What is expected: Quote every line of the data below as it stands, omitting pictures.

------------------------

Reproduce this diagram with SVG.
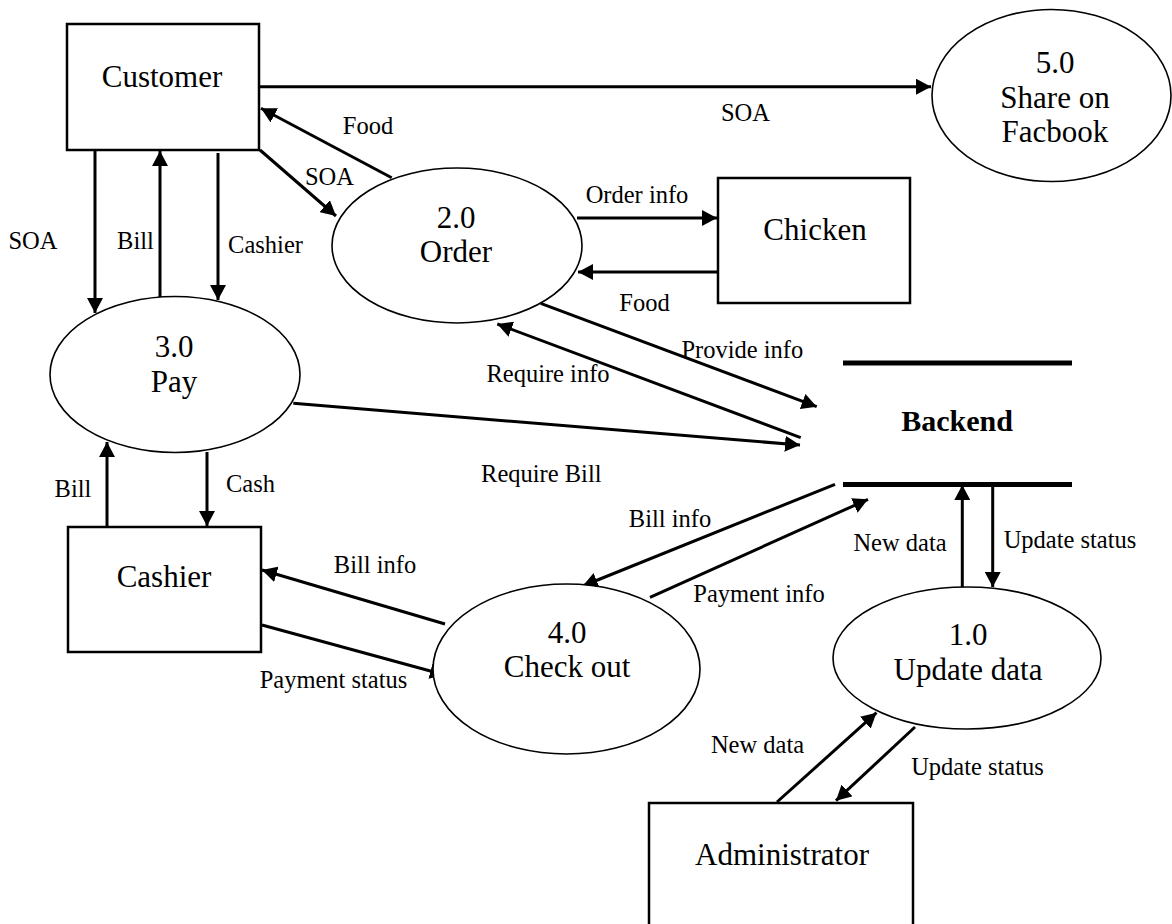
<svg xmlns="http://www.w3.org/2000/svg" width="1172" height="924" viewBox="0 0 1172 924">
<style>
  .box{fill:#fff;stroke:#000;stroke-width:2.5}
  .proc{fill:#fff;stroke:#000;stroke-width:1.6}
  .store{stroke:#000;stroke-width:5}
  .flow{fill:none;stroke:#000;stroke-width:3;marker-end:url(#ah)}
  .nt{font-family:"Liberation Serif","Times New Roman",serif;font-size:31px;fill:#000;text-anchor:middle}
  .lb{font-family:"Liberation Serif","Times New Roman",serif;font-size:24.5px;fill:#000;text-anchor:middle}
  .bk{font-family:"Liberation Serif","Times New Roman",serif;font-size:30px;font-weight:bold;fill:#000;text-anchor:middle}
</style>
<defs>
  <marker id="ah" markerUnits="userSpaceOnUse" viewBox="0 0 15 16" refX="15" refY="8" markerWidth="15" markerHeight="16" orient="auto">
    <path d="M0,0 L15,8 L0,16 z" fill="#000"/>
  </marker>
</defs>
<rect width="1172" height="924" fill="#fff"/>

<g id="connectors">
  <line class="flow" x1="259" y1="86.7" x2="931" y2="86.7"/>
  <line class="flow" x1="391.7" y1="177.7" x2="261" y2="108.3"/>
  <line class="flow" x1="260" y1="150" x2="336" y2="216"/>
  <line class="flow" x1="95" y1="150" x2="95" y2="313"/>
  <line class="flow" x1="160" y1="297" x2="160" y2="151"/>
  <line class="flow" x1="218" y1="153" x2="218" y2="300"/>
  <line class="flow" x1="577" y1="218" x2="717" y2="218"/>
  <line class="flow" x1="718" y1="272" x2="578" y2="272"/>
  <line class="flow" x1="540.7" y1="303.3" x2="816.7" y2="406.7"/>
  <line class="flow" x1="800.7" y1="437.7" x2="497.3" y2="324"/>
  <line class="flow" x1="293.3" y1="403.3" x2="800" y2="445"/>
  <line class="flow" x1="107" y1="527" x2="107" y2="442"/>
  <line class="flow" x1="207" y1="452" x2="207" y2="526"/>
  <line class="flow" x1="445" y1="624" x2="262" y2="570"/>
  <line class="flow" x1="262" y1="625" x2="445" y2="675"/>
  <line class="flow" x1="835" y1="484.3" x2="582.7" y2="586"/>
  <line class="flow" x1="650" y1="597.3" x2="868" y2="499.3"/>
  <line class="flow" x1="962.3" y1="587" x2="962.3" y2="485"/>
  <line class="flow" x1="992.7" y1="485" x2="992.7" y2="587"/>
  <line class="flow" x1="777" y1="802" x2="876.5" y2="712.7"/>
  <line class="flow" x1="915" y1="727" x2="836" y2="800.7"/>

  <text class="lb" x="745.5" y="121">SOA</text>
  <text class="lb" x="368" y="134">Food</text>
  <text class="lb" x="329.5" y="185">SOA</text>
  <text class="lb" x="33" y="249">SOA</text>
  <text class="lb" x="135.5" y="249">Bill</text>
  <text class="lb" x="265.5" y="253">Cashier</text>
  <text class="lb" x="637" y="203">Order info</text>
  <text class="lb" x="644.5" y="311">Food</text>
  <text class="lb" x="742.3" y="358">Provide info</text>
  <text class="lb" x="548" y="382">Require info</text>
  <text class="lb" x="541.3" y="481.7">Require Bill</text>
  <text class="lb" x="73" y="496.7">Bill</text>
  <text class="lb" x="250.5" y="492.3">Cash</text>
  <text class="lb" x="375" y="573">Bill info</text>
  <text class="lb" x="333.5" y="688">Payment status</text>
  <text class="lb" x="670" y="527">Bill info</text>
  <text class="lb" x="759" y="602">Payment info</text>
  <text class="lb" x="900" y="550.7">New data</text>
  <text class="lb" x="1070" y="548.3">Update status</text>
  <text class="lb" x="757.5" y="753">New data</text>
  <text class="lb" x="977.5" y="775">Update status</text>
</g>

<g id="customer">
  <rect class="box" x="67" y="24" width="192" height="126"/>
  <text class="nt" x="162" y="87">Customer</text>
</g>

<g id="share-facebook">
  <ellipse class="proc" cx="1051.5" cy="95.5" rx="119.5" ry="86"/>
  <text class="nt" x="1055" y="73">5.0</text>
  <text class="nt" x="1055" y="108">Share on</text>
  <text class="nt" x="1055" y="142">Facbook</text>
</g>

<g id="order">
  <ellipse class="proc" cx="457" cy="245.5" rx="125" ry="77.5"/>
  <text class="nt" x="456" y="228">2.0</text>
  <text class="nt" x="456" y="262">Order</text>
</g>

<g id="chicken">
  <rect class="box" x="718" y="178" width="192" height="125"/>
  <text class="nt" x="815" y="240">Chicken</text>
</g>

<g id="pay">
  <ellipse class="proc" cx="175" cy="374.5" rx="125" ry="78"/>
  <text class="nt" x="174" y="357">3.0</text>
  <text class="nt" x="174" y="392">Pay</text>
</g>

<g id="backend">
  <line class="store" x1="843" y1="363" x2="1072" y2="363"/>
  <line class="store" x1="843" y1="484.5" x2="1072" y2="484.5"/>
  <text class="bk" x="957" y="431">Backend</text>
</g>

<g id="cashier">
  <rect class="box" x="68" y="527" width="193" height="125"/>
  <text class="nt" x="164" y="587">Cashier</text>
</g>

<g id="checkout">
  <ellipse class="proc" cx="566.5" cy="669" rx="133.5" ry="85"/>
  <text class="nt" x="567" y="643">4.0</text>
  <text class="nt" x="567" y="677">Check out</text>
</g>

<g id="update-data">
  <ellipse class="proc" cx="967" cy="658" rx="134" ry="71"/>
  <text class="nt" x="968" y="645">1.0</text>
  <text class="nt" x="968" y="680">Update data</text>
</g>

<g id="administrator">
  <rect class="box" x="649" y="803" width="264" height="135"/>
  <text class="nt" x="782" y="865">Administrator</text>
</g>
</svg>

------------------------

Finished exercise:
Reproduce this diagram with SVG.
<svg xmlns="http://www.w3.org/2000/svg" width="1172" height="924" viewBox="0 0 1172 924">
<style>
  .box{fill:#fff;stroke:#000;stroke-width:2.5}
  .proc{fill:#fff;stroke:#000;stroke-width:1.6}
  .store{stroke:#000;stroke-width:5}
  .flow{fill:none;stroke:#000;stroke-width:3;marker-end:url(#ah)}
  .nt{font-family:"Liberation Serif","Times New Roman",serif;font-size:31px;fill:#000;text-anchor:middle}
  .lb{font-family:"Liberation Serif","Times New Roman",serif;font-size:24.5px;fill:#000;text-anchor:middle}
  .bk{font-family:"Liberation Serif","Times New Roman",serif;font-size:30px;font-weight:bold;fill:#000;text-anchor:middle}
</style>
<defs>
  <marker id="ah" markerUnits="userSpaceOnUse" viewBox="0 0 15 16" refX="15" refY="8" markerWidth="15" markerHeight="16" orient="auto">
    <path d="M0,0 L15,8 L0,16 z" fill="#000"/>
  </marker>
</defs>
<rect width="1172" height="924" fill="#fff"/>

<g id="connectors">
  <line class="flow" x1="259" y1="86.7" x2="931" y2="86.7"/>
  <line class="flow" x1="391.7" y1="177.7" x2="261" y2="108.3"/>
  <line class="flow" x1="260" y1="150" x2="336" y2="216"/>
  <line class="flow" x1="95" y1="150" x2="95" y2="313"/>
  <line class="flow" x1="160" y1="297" x2="160" y2="151"/>
  <line class="flow" x1="218" y1="153" x2="218" y2="300"/>
  <line class="flow" x1="577" y1="218" x2="717" y2="218"/>
  <line class="flow" x1="718" y1="272" x2="578" y2="272"/>
  <line class="flow" x1="540.7" y1="303.3" x2="816.7" y2="406.7"/>
  <line class="flow" x1="800.7" y1="437.7" x2="497.3" y2="324"/>
  <line class="flow" x1="293.3" y1="403.3" x2="800" y2="445"/>
  <line class="flow" x1="107" y1="527" x2="107" y2="442"/>
  <line class="flow" x1="207" y1="452" x2="207" y2="526"/>
  <line class="flow" x1="445" y1="624" x2="262" y2="570"/>
  <line class="flow" x1="262" y1="625" x2="445" y2="675"/>
  <line class="flow" x1="835" y1="484.3" x2="582.7" y2="586"/>
  <line class="flow" x1="650" y1="597.3" x2="868" y2="499.3"/>
  <line class="flow" x1="962.3" y1="587" x2="962.3" y2="485"/>
  <line class="flow" x1="992.7" y1="485" x2="992.7" y2="587"/>
  <line class="flow" x1="777" y1="802" x2="876.5" y2="712.7"/>
  <line class="flow" x1="915" y1="727" x2="836" y2="800.7"/>

  <text class="lb" x="745.5" y="121">SOA</text>
  <text class="lb" x="368" y="134">Food</text>
  <text class="lb" x="329.5" y="185">SOA</text>
  <text class="lb" x="33" y="249">SOA</text>
  <text class="lb" x="135.5" y="249">Bill</text>
  <text class="lb" x="265.5" y="253">Cashier</text>
  <text class="lb" x="637" y="203">Order info</text>
  <text class="lb" x="644.5" y="311">Food</text>
  <text class="lb" x="742.3" y="358">Provide info</text>
  <text class="lb" x="548" y="382">Require info</text>
  <text class="lb" x="541.3" y="481.7">Require Bill</text>
  <text class="lb" x="73" y="496.7">Bill</text>
  <text class="lb" x="250.5" y="492.3">Cash</text>
  <text class="lb" x="375" y="573">Bill info</text>
  <text class="lb" x="333.5" y="688">Payment status</text>
  <text class="lb" x="670" y="527">Bill info</text>
  <text class="lb" x="759" y="602">Payment info</text>
  <text class="lb" x="900" y="550.7">New data</text>
  <text class="lb" x="1070" y="548.3">Update status</text>
  <text class="lb" x="757.5" y="753">New data</text>
  <text class="lb" x="977.5" y="775">Update status</text>
</g>

<g id="customer">
  <rect class="box" x="67" y="24" width="192" height="126"/>
  <text class="nt" x="162" y="87">Customer</text>
</g>

<g id="share-facebook">
  <ellipse class="proc" cx="1051.5" cy="95.5" rx="119.5" ry="86"/>
  <text class="nt" x="1055" y="73">5.0</text>
  <text class="nt" x="1055" y="108">Share on</text>
  <text class="nt" x="1055" y="142">Facbook</text>
</g>

<g id="order">
  <ellipse class="proc" cx="457" cy="245.5" rx="125" ry="77.5"/>
  <text class="nt" x="456" y="228">2.0</text>
  <text class="nt" x="456" y="262">Order</text>
</g>

<g id="chicken">
  <rect class="box" x="718" y="178" width="192" height="125"/>
  <text class="nt" x="815" y="240">Chicken</text>
</g>

<g id="pay">
  <ellipse class="proc" cx="175" cy="374.5" rx="125" ry="78"/>
  <text class="nt" x="174" y="357">3.0</text>
  <text class="nt" x="174" y="392">Pay</text>
</g>

<g id="backend">
  <line class="store" x1="843" y1="363" x2="1072" y2="363"/>
  <line class="store" x1="843" y1="484.5" x2="1072" y2="484.5"/>
  <text class="bk" x="957" y="431">Backend</text>
</g>

<g id="cashier">
  <rect class="box" x="68" y="527" width="193" height="125"/>
  <text class="nt" x="164" y="587">Cashier</text>
</g>

<g id="checkout">
  <ellipse class="proc" cx="566.5" cy="669" rx="133.5" ry="85"/>
  <text class="nt" x="567" y="643">4.0</text>
  <text class="nt" x="567" y="677">Check out</text>
</g>

<g id="update-data">
  <ellipse class="proc" cx="967" cy="658" rx="134" ry="71"/>
  <text class="nt" x="968" y="645">1.0</text>
  <text class="nt" x="968" y="680">Update data</text>
</g>

<g id="administrator">
  <rect class="box" x="649" y="803" width="264" height="135"/>
  <text class="nt" x="782" y="865">Administrator</text>
</g>
</svg>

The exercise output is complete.